I was consumed with so much joy that day, I couldn't imagine any gift that could make me happier. But then my godmother Shirley gave me a top-of-the-line bicycle odometer. It wasn't one of the cheap devices that every kid bolted onto his front-wheel fork; all the cheap ones did was register mileage.


No, this odometer bolted onto the handle bars. It had a real display that measured both mileage and speed. I spent hours seeing how fast I could get the bike to go (I hit 44 miles per hour one day while peddling like mad down a long hill in the county park).


And I spent hours trying to rack up mileage. That was prestige in those days — the more miles on your odometer, the cooler you were. But my lust for mileage proved to be my undoing.


One beautiful summer day, my sister Kris asked to borrow my bike. She wanted to go for a ride in the park with her friend. Eager to record more mileage, I handed it over without a thought.


But Kris didn't make it to the park that day. She rode to the Murphy's Mart department store a few miles away instead. It never occurred to her that my beautiful Huffy spider bike — with its highly coveted odometer — might require a lock. It was long gone by the time she exited the store.


I've been a writer a long time and still can't find the words to describe the pain I knew that day. I wonder how kids today might respond to such an experience. Would they even care?


Or would they just assume that green Huffy spider bikes grow on trees — that pestering Mom and Dad will instantly produce another?

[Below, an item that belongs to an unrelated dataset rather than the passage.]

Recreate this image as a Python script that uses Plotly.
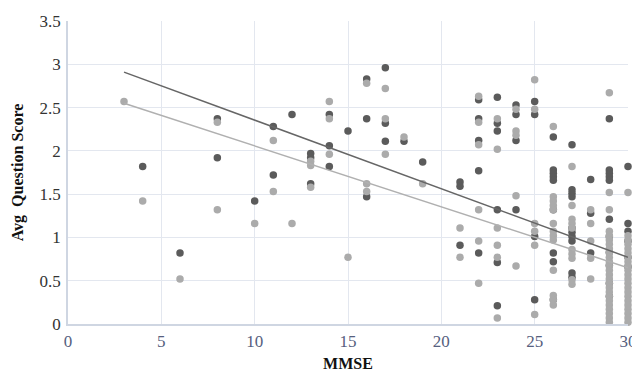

That couldn't happen in 1972. We couldn't afford another new bike, but my father found one in the bargain paper. It was a Murray five-speed with dual hand brakes. The shifter handle had been snapped in half, but otherwise she was as good as new.


And though I never would have a top-of-the-line odometer again, I rode that bike many enjoyable miles. I hold fond memories of both bikes, because I was, in many ways, luckier than kids are today.


Many parents didn't have the dough to spoil their kids with material junk. Peer pressure has always existed, but most kids in the '70s couldn't use materialism as a means to express it.


No, parents used their limited means to give us only what we needed. And what every kid needs more than stuff is love and stability and a mother and father who are always there for him. Lucky for me, my parents provided an abundance of that.


And that was even more valuable than a Schwinn Orange Krate spider bike, the most coveted two-wheeled machine in the history of kid-dom.